La pièce, à travers le langage, traite des structures politiques et pourrait viser les incohérences d’un Donald Trump… Le collectif Tibaldus se contente de nous présenter un exercice de style bien ficelé où il met en avant l’invention ludique des acteurs au service d’un texte, avec pour seul arme leur corps, leur voix et la capacité à jouer le fait qu’ils jouent… Cette sobriété  et une certaine dérision peut frustrer cetains mais s’inscrit en réaction aux surenchères scénographiques de certaines créations, donc avec une économie différente du spectacle.
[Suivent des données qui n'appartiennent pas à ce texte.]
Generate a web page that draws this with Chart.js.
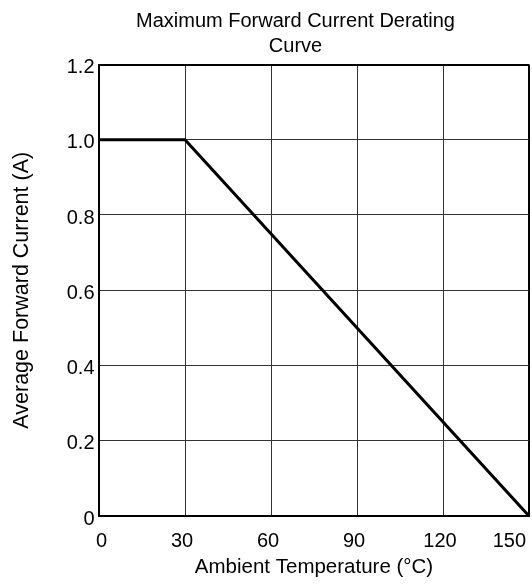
<!DOCTYPE html>
<html>
<head>
<meta charset="utf-8">
<title>Maximum Forward Current Derating Curve</title>
<script src="https://cdn.jsdelivr.net/npm/chart.js@4.4.1/dist/chart.umd.min.js"></script>
<style>
  html, body { margin: 0; padding: 0; background: #fff; }
  #wrap { width: 532px; height: 584px; }
</style>
</head>
<body>
<div id="wrap"><canvas id="derating" width="532" height="584"></canvas></div>
<script>
// derating curve
const ambientTemp = [0, 30, 150];      // °C
const forwardCurrent = [1.0, 1.0, 0];  // A
const xTickValues = [0, 30, 60, 90, 120, 150];
const yTickLabels = ["0", "0.2", "0.4", "0.6", "0.8", "1.0", "1.2"];

Chart.defaults.font.family = "'Liberation Sans', Arial, sans-serif";
Chart.defaults.color = "#000";

const points = ambientTemp.map((t, i) => ({ x: t, y: forwardCurrent[i] }));

// the title sits right of the canvas centre in the original, so the
// left padding pushes it over; the y axis title is pulled back with a negative pad.
// y tick labels get clipped to the scale box, so keep it wide enough for them
const padLeft = 62;

const ctx = document.getElementById("derating").getContext("2d");
const deratingChart = new Chart(ctx, {
  type: "scatter",
  data: {
    datasets: [{
      data: points,
      showLine: true,
      borderColor: "#000",
      borderWidth: 3,
      pointRadius: 0,
      fill: false
    }]
  },
  options: {
    responsive: false,
    animation: false,
    layout: { padding: { left: padLeft, right: 3, top: 0, bottom: 0 } },
    plugins: {
      legend: { display: false },
      tooltip: { enabled: false },
      title: {
        display: true,
        text: ["Maximum Forward Current Derating", "Curve"],
        font: { size: 20, weight: "normal", lineHeight: 1.25 },
        color: "#000",
        padding: { top: 9, bottom: 5.5 }
      }
    },
    scales: {
      x: {
        type: "linear",
        min: 0,
        max: 150,
        afterBuildTicks: scale => {
          scale.ticks = xTickValues.map(v => ({ value: v }));
        },
        afterFit: scale => {
          scale.height = 68;
          scale.paddingLeft = 0;
          scale.paddingRight = 0;
        },
        ticks: {
          align: "inner",
          labelOffset: -3,
          padding: 13.5,
          font: { size: 20 },
          maxRotation: 0,
          callback: v => String(v)
        },
        grid: {
          drawTicks: false,
          color: c => (c.tick && c.tick.value === 150) ? "#000" : "#333",
          lineWidth: c => (c.tick && c.tick.value === 150) ? 2 : 1
        },
        border: { color: "#000", width: 2 },
        title: {
          display: true,
          text: "Ambient Temperature (°C)",
          font: { size: 20.5 },
          padding: { top: 6, bottom: 4 }
        }
      },
      y: {
        min: 0,
        max: 1.2,
        afterBuildTicks: scale => {
          scale.ticks = yTickLabels.map(s => ({ value: parseFloat(s) }));
        },
        afterFit: scale => {
          scale.width = 99 - padLeft;
          scale.paddingTop = 0;
          scale.paddingBottom = 0;
        },
        ticks: {
          padding: 4.5,
          labelOffset: 3,
          font: { size: 20 },
          callback: (v, i) => yTickLabels[i]
        },
        grid: {
          drawTicks: false,
          color: c => (c.tick && c.tick.value === 1.2) ? "#000" : "#333",
          lineWidth: c => (c.tick && c.tick.value === 1.2) ? 2 : 1
        },
        border: { color: "#000", width: 2 },
        title: {
          display: true,
          text: "Average Forward Current (A)",
          font: { size: 21.5 },
          padding: { top: 22 - 12.9 - padLeft, bottom: 0 }
        }
      }
    }
  }
});
</script>
</body>
</html>
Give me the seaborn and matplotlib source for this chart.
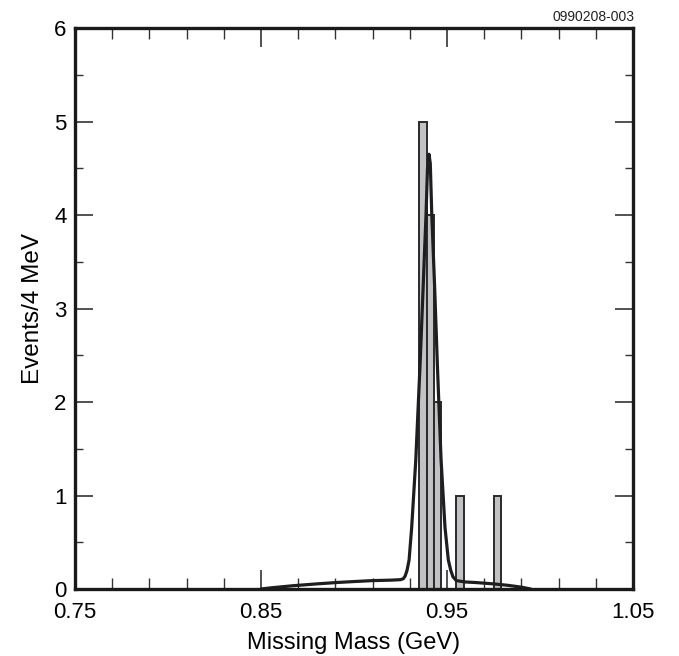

 New Skin d’Hannah De Meyer

HannahDeMeyer_NewSkin_092018f - copie La jeune femme, seule des invités à interpréter elle-même ses pièces et n’a pas encore franchi l’étape du grand plateau. Sur une scène nue et blanche, une voix s’adresse aux spectateurs. Puis l’actrice entre subrepticement, corps perdu au milieu d’un no man’s land et va prendre la mesure de l’espace puis de la parole, d’abord inarticulée. Elle nous entraîne dans des paysages mentaux et  des trous, ramper dans des cavernes. Tour à tour dans la peau d’un cosmonaute, d’un embryon, d’un enfant et d’une femme révélée par l’orgasme… Les visions s’enchâssent comme dans un rêve éveillé.
Hanna De Meyer dit s’être inspirée de Judith Butler, Achille Mbembe et Donna Haraway: «La lecture de ces écrivains a changé ma vision du monde. (…) Je collecte des textes, les recopie, et les modifie jusqu’à créer une narration qui me corresponde et des images qui m’appartiennent.» Cette performance minutieuse n’est pas sans intérêt mais, encore timide, manque d’incarnation. Comme si l’artiste restait au seuil d’elle-même…

 Mireille Davidovici

 Jusqu’au 18 octobre, Théâtre de la Bastille, 76 rue de la Roquette, Paris (XI ème).  T. : 01 43 57 42 14.